“If I can do it, anybody can do it.” That’s the message Plymouth resident Cathy Schmidt would like to share with any woman thinking about participating in Women Run the Cities next month at Minnehaha Park in Minneapolis.
“I came to running later in life and I didn’t even think I could run down my block,” says Schmidt, one of the co-founders of the 5K and 10 mile event, now in its sixth year. “A few months ago, I did my first 10K, and I just felt really great the whole time.”
Just as the all-female participants draw inspiration from their fellow race-day competitors, Schmidt was inspired to run by her friend and colleague—and marathon runner—Meghan Huber, who along with Schmidt and others launched Women Run the Cities in 2006.
With careers in commercial real estate, both Huber and Schmidt, members of Minnesota Commercial Real Estate Women (MNCREW), became involved in discussions about ways to raise the profile of the organization and perhaps develop a signature event. “I thought it would be fun to have a race,” says Huber, who lives in Edina. “Women in this group are pretty competitive already, and when I started to talk to others about the idea, I found I was getting a really good response.”
The first year, about 900 runners ranging in age from their early 20s to early 70s participated. Despite having to switch venues the month before—the races were originally going to start at the Stone Arch Bridge, but had to relocate following the 35W bridge collapse—the organizers were pleased with the response and the positive atmosphere provided by runners and volunteers alike.
“I remember driving over the Ford Parkway Bridge after it was all over, and I literally burst into tears,” says Huber, laughing at the memory. “We had this idea, and it became a real thing.”
This year, Women Run the Cities will be held September 23. Approximately 2,700 participants are expected; 1,400 for the 10-mile, which begins at 8 a.m., and 1,300 for the 5K run/walk that follows at 8:30 a.m. Both races are out-and-back, traveling in and around the Minnehaha Park area. For the little runners, a girls’ 1-mile run begins at 8:10 a.m.
With the exception of a race managerial team hired to help coordinate the event on race day, Women Run the Cities is still operated by a committed contingent of volunteers, more than half of whom have been with the event since the beginning.
“We really pride ourselves on paying attention to all the little details, such as our high quality race shirts,” Huber says. “One of our goals is to make sure that all the women participants know how much all of us want them to succeed and be proud of their accomplishment.”

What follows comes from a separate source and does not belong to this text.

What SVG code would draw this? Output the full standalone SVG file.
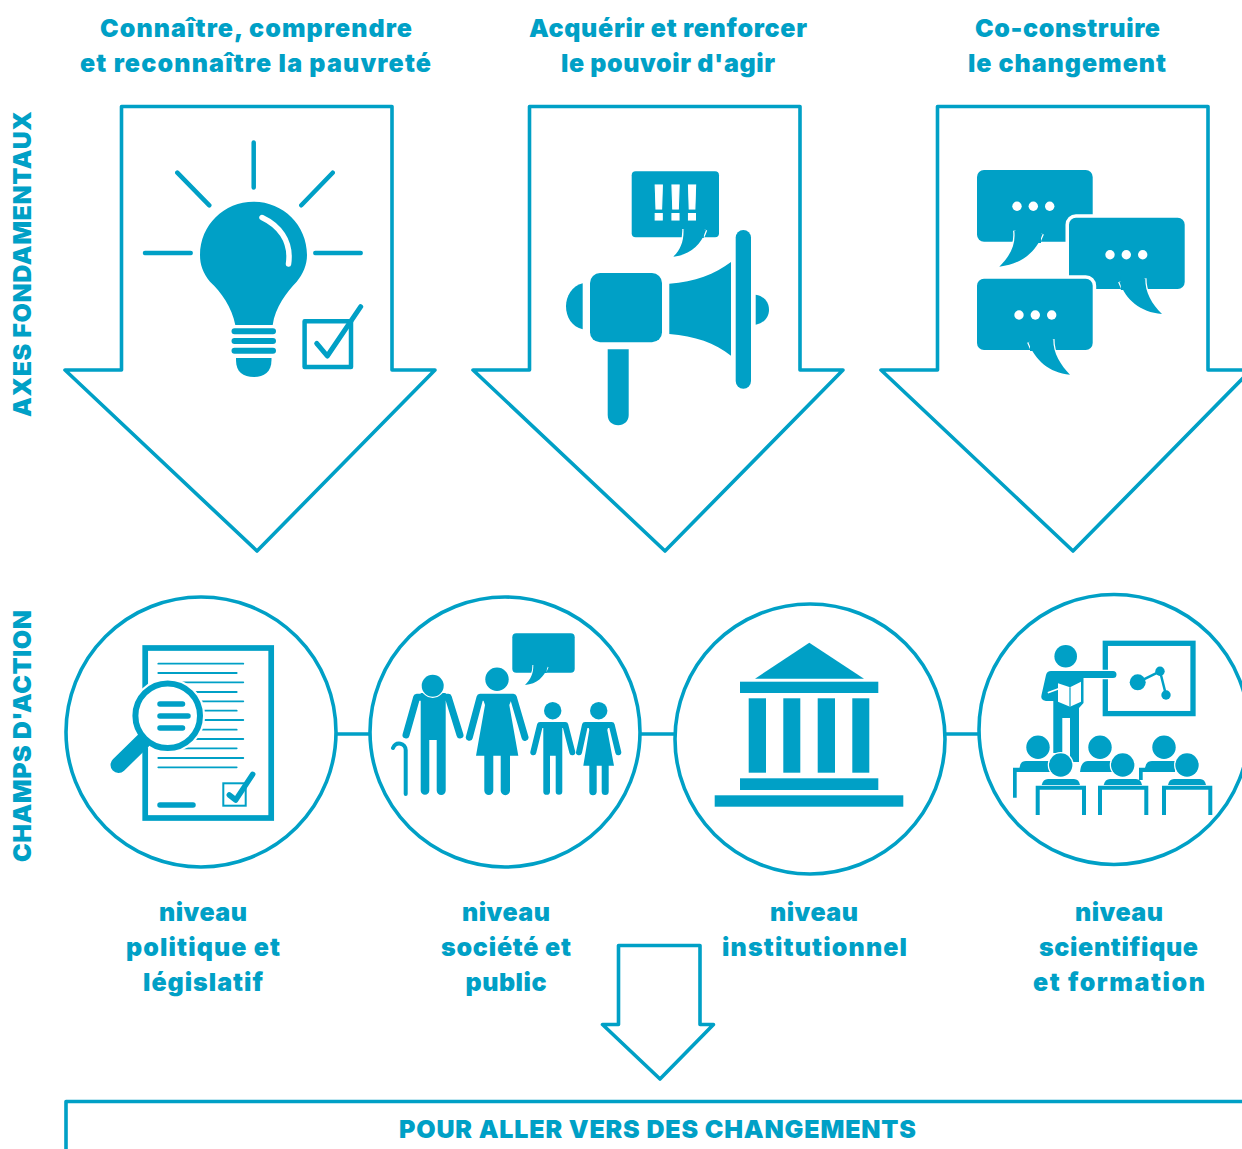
<svg xmlns="http://www.w3.org/2000/svg" width="1242" height="1149" viewBox="0 0 1242 1149">
<style>
text{font-family:"Inter","Lato","Liberation Sans",sans-serif;font-weight:900;fill:#00a0c6;text-anchor:middle}
.t{font-size:25px}
.s{font-size:25px}
.o{fill:none;stroke:#00a0c6;stroke-width:3.6;stroke-linejoin:round}
.f{fill:#00a0c6}
.l{fill:none;stroke:#00a0c6;stroke-linecap:round;stroke-linejoin:round}
.w{fill:none;stroke:#fff;stroke-linecap:round;stroke-linejoin:round}
.d{fill:#fff}
.h{fill:#00a0c6;stroke:#fff;stroke-width:2.5;paint-order:stroke}
.c{fill:#fff;stroke:#00a0c6;stroke-width:3.6}
</style>
<rect width="1242" height="1149" fill="#fff"/>
<g id="side-labels">
<text class="s" transform="translate(31,264) rotate(-90)" textLength="306" lengthAdjust="spacing">AXES FONDAMENTAUX</text>
<text class="s" transform="translate(31,736) rotate(-90)" textLength="252" lengthAdjust="spacing">CHAMPS D'ACTION</text>
</g>
<g id="connectors">
<path class="o" d="M337 734H369M641 734H674M946 734H978"/>
</g>
<g id="axis-1">
<path class="o" d="M121.500 106.500H392V370H435L257 551L65 370H121.500Z"/>
<text class="t" x="256" y="37" textLength="312" lengthAdjust="spacing">Connaître, comprendre</text>
<text class="t" x="255.500" y="72" textLength="351" lengthAdjust="spacing">et reconnaître la pauvreté</text>
<path class="l" stroke-width="4.500" d="M253.700 142.500V187.500M177.300 172.700L209.300 205.300M332.700 172.700L301.300 205.300M145 253H190.700M315.300 253H360.700"/>
<path class="f" d="M235.300 325C232 307 221 292 210 281.700C203 273 200 265 200 255C200 225 224 201.700 253.700 201.700C283 201.700 307 225 307 255C307 265 303 274 296.700 281.700C287 292 275 307 272.700 325Z"/>
<path class="w" stroke-width="5.500" d="M262 217.500C278 225 292 240 288.500 264"/>
<path class="l" stroke-width="6" d="M234.500 331.300H273M234.500 341H273M234.500 350.700H273"/>
<path class="f" d="M236 358H271.500V360C271.500 372 264 377 254 377C243 377 236 372 236 360Z"/>
<rect x="304.600" y="321.300" width="46.400" height="45.600" fill="none" stroke="#00a0c6" stroke-width="4.500" stroke-linejoin="round"/>
<path class="l" stroke-width="5" d="M316.700 343.300L327.300 356L360.700 306.700"/>
</g>
<g id="axis-2">
<path class="o" d="M529.500 106.500H800V370H843L665 551L473 370H529.500Z"/>
<text class="t" x="668" y="37" textLength="278" lengthAdjust="spacing">Acquérir et renforcer</text>
<text class="t" x="668" y="72" textLength="214" lengthAdjust="spacing">le pouvoir d'agir</text>
<rect class="f" x="631.700" y="171.300" width="87.300" height="66" rx="4"/>
<path class="h" d="M683.500 229C684 242 680 250 673.300 256.700C690 255 701 245 706 230"/>
<path class="f" d="M684.800 227H703.800V238H684.800Z"/>
<text x="675.500" y="220" font-size="50" stroke="#fff" stroke-width="1" style="font-family:'Liberation Sans',sans-serif;font-weight:700;fill:#fff">!!!</text>
<path class="f" d="M582.700 283.300C572 286 566 296 566 306.300C566 317 572 327 582.700 329.300Z"/>
<rect class="f" x="590" y="273" width="72" height="69.300" rx="10"/>
<path class="f" d="M607.700 349.300H628.700V415C628.700 421 624 425.300 618.200 425.300C612 425.300 607.700 421 607.700 415Z"/>
<path class="f" d="M669.300 283.700C695 282 715 274 731 262V355.700C715 343 695 336 669.300 334Z"/>
<rect class="f" x="735.700" y="230" width="15.300" height="158.700" rx="7.600"/>
<path class="f" d="M755.700 294.700C764 296 769 302 769 309.700C769 317 764 323 755.700 324.700Z"/>
</g>
<g id="axis-3">
<path class="o" d="M937.500 106.500H1208V370H1251L1073 551L881 370H937.500Z"/>
<text class="t" x="1067.500" y="37" textLength="185" lengthAdjust="spacing">Co-construire</text>
<text class="t" x="1067" y="72" textLength="198" lengthAdjust="spacing">le changement</text>
<rect class="f" x="977" y="170" width="115.700" height="71.700" rx="7"/>
<path class="h" d="M1014.300 230.700C1016 245 1010 256 999.300 266.700C1022 264 1036 252 1042.700 234"/>
<path class="f" d="M1015.800 229H1041V243H1015.800Z"/>
<circle class="d" cx="1017" cy="206.300" r="4.700"/><circle class="d" cx="1033.300" cy="206.300" r="4.700"/><circle class="d" cx="1049.700" cy="206.300" r="4.700"/>
<rect class="h" style="stroke-width:7" x="1069" y="217.700" width="115.700" height="71.300" rx="7"/>
<path class="h" d="M1119.300 281.700C1126 300 1140 312 1162 314C1152 304 1145 293 1145.300 278.300"/>
<path class="f" d="M1120.800 276H1143.800V290H1120.800Z"/>
<circle class="d" cx="1110" cy="254.700" r="4.700"/><circle class="d" cx="1126.300" cy="254.700" r="4.700"/><circle class="d" cx="1142.700" cy="254.700" r="4.700"/>
<rect class="h" style="stroke-width:7" x="977" y="278.700" width="115.700" height="71.300" rx="7"/>
<path class="h" d="M1028.300 342.300C1035 360 1049 373 1070 374.700C1061 365 1053 354 1053.300 339"/>
<path class="f" d="M1030 337H1052V351H1030Z"/>
<circle class="d" cx="1019" cy="315" r="4.700"/><circle class="d" cx="1035.300" cy="315" r="4.700"/><circle class="d" cx="1051.700" cy="315" r="4.700"/>
</g>
<g id="field-1">
<circle class="c" cx="201" cy="732" r="135"/>
<rect x="145.200" y="648" width="126" height="170" fill="none" stroke="#00a0c6" stroke-width="5.700"/>
<path class="l" stroke-width="1.800" stroke-linecap="butt" d="M158.300 663.700H243.300M158.300 673H236.700M158.300 682.300H243.300M158.300 692H236.700M158.300 701.300H243.300M158.300 710.700H236.700M158.300 720H243.300M158.300 729.700H236.700M158.300 739H243.300M158.300 748.300H236.700M158.300 758H243.300M158.300 767.300H236.700"/>
<circle cx="167.700" cy="715.700" r="37.500" fill="#fff"/>
<path class="l" stroke-width="16" d="M118.500 765L143 741"/>
<circle cx="167.700" cy="715.700" r="32.300" fill="#fff" stroke="#00a0c6" stroke-width="6"/>
<path class="l" stroke-width="5.500" d="M160 704H182.500M160 716H188M160 728H182.500M160 805H193"/>
<rect x="223.300" y="783.300" width="22.400" height="22.400" fill="none" stroke="#00a0c6" stroke-width="2"/>
<path class="l" stroke-width="5.500" d="M229.300 795L235.700 800L252.700 774.300"/>
<text class="t" x="203" y="921" textLength="88" lengthAdjust="spacing">niveau</text>
<text class="t" x="203" y="956" textLength="154" lengthAdjust="spacing">politique et</text>
<text class="t" x="203" y="991" textLength="120" lengthAdjust="spacing">législatif</text>
</g>
<g id="field-2">
<circle class="c" cx="505" cy="732" r="135"/>
<rect class="f" x="512.300" y="633.300" width="62.400" height="39.400" rx="4"/>
<path class="h" style="stroke-width:1.800" d="M533.300 665C533.500 673 531 679 525 685C537 684 544 677 547.700 667"/>
<path class="f" d="M534.300 664H546.700V673H534.300Z"/>
<path class="l" stroke-width="4" d="M405.700 794V750C405.700 743 396 741 393 748"/>
<path class="f" d="M420.700 693H445.700V790.500A4.300 4.300 0 0 1 436.700 790.500V740H429.300V790.500A4.300 4.300 0 0 1 420.700 790.500Z"/>
<path class="l" stroke-width="7" d="M406 735L416.700 697.300H448.300L460 735"/>
<circle class="h" cx="432.700" cy="685.700" r="11"/>
<circle class="f" cx="497" cy="679.300" r="11.700"/>
<path class="f" d="M481.700 695.300H513.300L509.300 705L518.300 755.700H510V790.500A4.600 4.600 0 0 1 500.700 790.500V755.700H493.300V790.500A4.500 4.500 0 0 1 484.300 790.500V755.700H476L485 705Z"/>
<path class="l" stroke-width="7" d="M469.300 737.300L480 697.300H513.300L525 737.300"/>
<circle class="f" cx="552.700" cy="710.700" r="8.700"/>
<path class="f" d="M543.300 722H562.300V791.500A3.300 3.300 0 0 1 555.700 791.500V755.700H550V791.500A3.300 3.300 0 0 1 543.300 791.500Z"/>
<path class="l" stroke-width="6" d="M533.300 752.300L540 725H565.300L572.300 752.300"/>
<circle class="f" cx="598.700" cy="710.700" r="8.700"/>
<path class="f" d="M587.300 722H610L607.300 730L614 765.700H608.700V791.500A3.500 3.500 0 0 1 601.700 791.500V765.700H596.700V791.500A3.700 3.700 0 0 1 589.300 791.500V765.700H583.300L589.300 730Z"/>
<path class="l" stroke-width="6" d="M579 752.300L585 725H611.700L618.300 752.300"/>
<text class="t" x="506" y="921" textLength="88" lengthAdjust="spacing">niveau</text>
<text class="t" x="506" y="956" textLength="130" lengthAdjust="spacing">société et</text>
<text class="t" x="506" y="991" textLength="81" lengthAdjust="spacing">public</text>
</g>
<g id="field-3">
<circle class="c" cx="810" cy="739" r="135"/>
<path class="f" d="M809.300 642.700L864 678.700H755Z"/>
<rect class="f" x="740" y="681.700" width="138.300" height="11.300"/>
<rect class="f" x="748.700" y="698.300" width="17.300" height="74.400"/><rect class="f" x="783.300" y="698.300" width="17" height="74.400"/><rect class="f" x="817.700" y="698.300" width="17.300" height="74.400"/><rect class="f" x="852.300" y="698.300" width="17" height="74.400"/>
<rect class="f" x="740" y="778.300" width="138.300" height="11.700"/>
<rect class="f" x="714.700" y="795.300" width="188.600" height="11.400"/>
<text class="t" x="814" y="921" textLength="88" lengthAdjust="spacing">niveau</text>
<text class="t" x="814.500" y="956" textLength="185" lengthAdjust="spacing">institutionnel</text>
</g>
<g id="field-4">
<circle class="c" cx="1114" cy="729.500" r="135"/>
<rect x="1105.300" y="643.300" width="87.700" height="70.300" fill="none" stroke="#00a0c6" stroke-width="5.300"/>
<path class="l" stroke-width="2.500" d="M1137.700 682.300L1160 671.300L1166 695"/>
<circle class="f" cx="1137.700" cy="682.300" r="8"/><circle class="f" cx="1160" cy="671.300" r="4.700"/><circle class="f" cx="1166" cy="695" r="4.700"/>
<circle class="f" cx="1065.700" cy="656.300" r="11.300"/>
<circle class="f" cx="1038" cy="747.300" r="11.700"/><circle class="f" cx="1100" cy="747.300" r="11.700"/><circle class="f" cx="1164" cy="747.300" r="11.700"/>
<path class="f" d="M1013 767.700H1019.500Q1020 761 1026 761H1052V772H1016.700V797.700H1013Z"/>
<path class="f" d="M1080 772Q1081 761 1088 761H1112V772Z"/>
<path class="f" d="M1139 767.700H1145Q1146 761 1152 761H1175V772H1142.700V780H1139Z"/>
<path class="h" d="M1051 671H1113A3.500 3.500 0 0 1 1113 678H1083.500V703L1079 708V762H1070V718H1062.300V753H1053.300V701H1046Q1040 700 1041.500 695L1046 675Q1047 671 1051 671Z"/>
<path class="d" d="M1058 683.300L1070 687.300L1081 681.700V701.700L1070 706.700L1058 701.700Z"/>
<path stroke="#00a0c6" stroke-width="1.200" d="M1070 687.300V706.700"/>
<path class="w" stroke-width="1.800" d="M1048.500 692.500L1058 689"/>
<circle class="h" cx="1060.700" cy="765" r="11.700"/><circle class="h" cx="1122.700" cy="765" r="11.700"/><circle class="h" cx="1187" cy="765" r="11.700"/>
<path class="f" d="M1041.700 785Q1043 779 1048 779H1074Q1079 779 1080 785Z"/>
<path class="f" d="M1103.700 785Q1105 779 1110 779H1136Q1141 779 1142 785Z"/>
<path class="f" d="M1168 785Q1169 779 1174 779H1200Q1205 779 1206 785Z"/>
<path class="o" style="stroke-width:4;stroke-linejoin:miter" d="M1037.700 815V787.800H1084V815M1100 815V787.800H1146.300V815M1164 815V787.800H1210.300V815"/>
<text class="t" x="1119" y="921" textLength="88" lengthAdjust="spacing">niveau</text>
<text class="t" x="1118.500" y="956" textLength="159" lengthAdjust="spacing">scientifique</text>
<text class="t" x="1119" y="991" textLength="172" lengthAdjust="spacing">et formation</text>
</g>
<g id="down-arrow">
<path class="o" d="M618.500 945.500H700V1024.500H713.500L660 1079L602.500 1024.500H618.500Z"/>
</g>
<g id="outcome">
<path class="o" d="M66 1149V1101.500H1242"/>
<text class="s" x="657.500" y="1138" textLength="517" lengthAdjust="spacing">POUR ALLER VERS DES CHANGEMENTS</text>
</g>
</svg>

“If you have worked hard to set a goal, no matter if this is your first race or if you are a veteran, we want you to feel empowered,” says Schmidt, who does her training runs at French Regional Park. “And to be on the race course with only women is just really cool.”
So cool, in fact, that earlier this year, ESPN named Women Run the Cities as one of the top five women’s races in the country, behind the popular Nike Marathon in San Francisco and a race in Boise, Idaho, billed as the largest women’s event in the United States with more than 13,000 participants.
Huber, who has participated in several races across the country, started running in her thirties and trained to celebrate milestone birthdays—at 40, she ran in the Chicago Marathon, and she plans to enter the Marine Corps Marathon in Washington, D.C., this October.
“Focusing on accomplishing any race goal and then achieving that goal is really a magical experience,” she says.
Schmidt and Huber are hoping to run the 10-mile race together September 23, which would be a distance milestone for Schmidt and a personal milestone for Huber, who has never stepped away from event-day coordination to actually run in the race she envisioned seven years ago.
Registration is still open for Women Run the Cities, which will be held at 8 a.m. September 23, at Minnehaha Park in Minneapolis. Cost is $35-65, depending on time of registration. In addition to the 5K and 10-mile race, there is also a 1-mile run for elementary and middle school-age girls ($10).